The 37-year-old driver of the truck remained at the scene and a police investigation is ongoing, according to the NYPD.
Samolewicz’s death marked the 18th cyclist fatality in a tragic year for city biking. The city is on pace to more than double the 10 cycling deaths that occurred in all of 2018 — and cycling injuries are also on pace to rise.
Mayor Bill de Blasio has said the state of cycling in the city was an “emergency” and a “crisis.” Last week, he announced a new $58.4 million, five-year plan to install 150 miles of protected bike lanes and implement other bike-friendly infrastructure and policies.
"We can never look at such a moment like this and think we can do things the same way," de Blasio said at the time.
Some advocates and many cyclists have criticized the mayor’s plan as still too timid and believe his efforts to protect bikers while abating growing auto use in New York City lack urgency.
Monday’s cycling death was the second to occur on Third Avenue this year. The first took place under similar circumstances; Hugo Alexander Sinto Garcia, a delivery cyclist, was struck and killed on Third Avenue in January after getting doored by a parked car not even 10 blocks away from Monday’s crash. The majority of 2019’s cycling fatalities have occurred in Brooklyn.

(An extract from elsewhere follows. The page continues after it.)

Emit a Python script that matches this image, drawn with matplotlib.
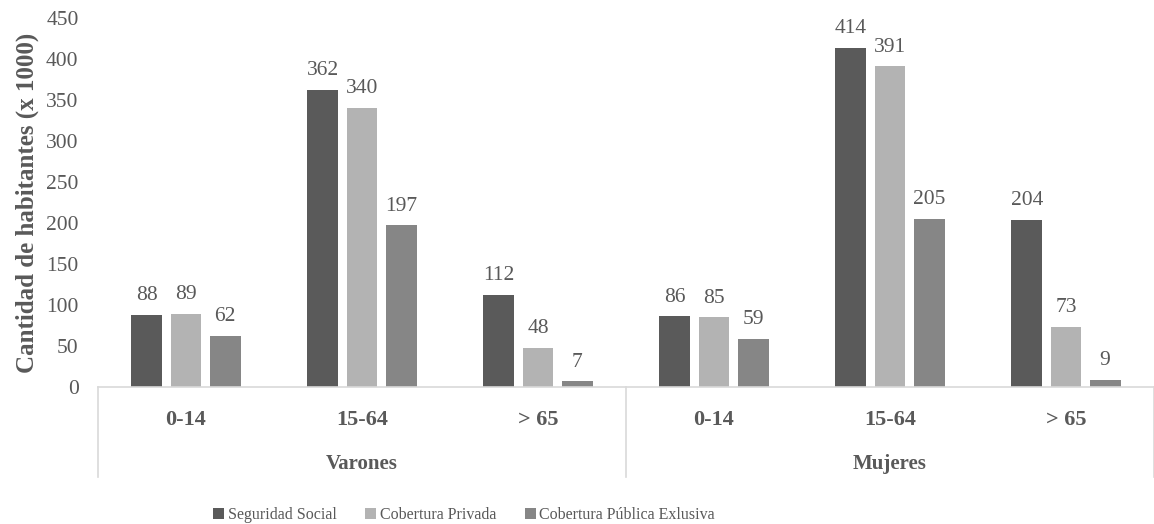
import numpy as np
import matplotlib.pyplot as plt
from matplotlib.transforms import blended_transform_factory

groups = ["Varones", "Mujeres"]
age_bands = ["0-14", "15-64", "> 65"]
series_names = ["Seguridad Social", "Cobertura Privada", "Cobertura Pública Exlusiva"]
seguridad_social = [88, 362, 112, 86, 414, 204]
cobertura_privada = [89, 340, 48, 85, 391, 73]
cobertura_publica = [62, 197, 7, 59, 205, 9]

colors = ["#5a5a5a", "#b3b3b3", "#868686"]
text_color = "#595959"
line_color = "#d9d9d9"

plt.rcParams["font.family"] = ["Liberation Serif", "DejaVu Serif"]

fig = plt.figure(figsize=(11.54, 5.24), dpi=100)
ax = fig.add_axes([98 / 1154, 137 / 524, 1 - 98 / 1154, 369 / 524])

x = np.arange(len(seguridad_social))
width = 0.176
step = 0.222
series = [seguridad_social, cobertura_privada, cobertura_publica]
for i, (vals, name, c) in enumerate(zip(series, series_names, colors)):
    bars = ax.bar(x + (i - 1) * step, vals, width, color=c, label=name)
    ax.bar_label(bars, padding=7, fontsize=15.5, color=text_color)

ax.set_xlim(-0.5, len(x) - 0.5)
ax.set_ylim(0, 450)
ax.set_yticks(np.arange(0, 451, 50))
ax.tick_params(axis="y", length=0, labelsize=15.5, labelcolor=text_color, pad=14)
ax.set_xticks([])
for s in ["top", "right", "left"]:
    ax.spines[s].set_visible(False)
ax.spines["bottom"].set_color(line_color)
ax.spines["bottom"].set_linewidth(1.2)

ax.set_ylabel("Cantidad de habitantes (x 1000)", fontsize=18, fontweight="bold",
              color=text_color, labelpad=5)

# two-level category axis below the plot
trans = blended_transform_factory(ax.transData, ax.transAxes)
for xi, lab in zip(x, age_bands * len(groups)):
    ax.text(xi, -0.09, lab, transform=trans, ha="center", va="center",
            fontsize=16, fontweight="bold", color=text_color)
for gi, g in enumerate(groups):
    ax.text(gi * 3 + 1, -0.21, g, transform=trans, ha="center", va="center",
            fontsize=15, fontweight="bold", color=text_color)
for xs in [-0.5, 2.5, 5.5]:
    ax.plot([xs, xs], [0, -0.245], transform=trans, color=line_color,
            lw=1.2, clip_on=False)

fig.legend(loc="lower center", ncol=3, frameon=False, fontsize=11.5,
           bbox_to_anchor=(464 / 1154, -0.025), handlelength=0.7, handleheight=0.7,
           handletextpad=0.2, columnspacing=1.8, labelcolor=text_color)

fig.savefig("out.png", dpi=100)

Third Avenue is not fit for safe cycling, according to advocates. Transportation Alternatives deputy director Ellen McDermott said the avenue is "incompatible" with the mayor’s Vision Zero initiative to eliminate traffic deaths.
"Third Avenue, which has eight lanes for cars and zero for bikes, is a product of a bygone era when transportation decisions were made with the sole intention of moving as many vehicles as possible through our neighborhoods," McDermott said in a statement, adding, "without regard to the people living and working in those neighborhoods."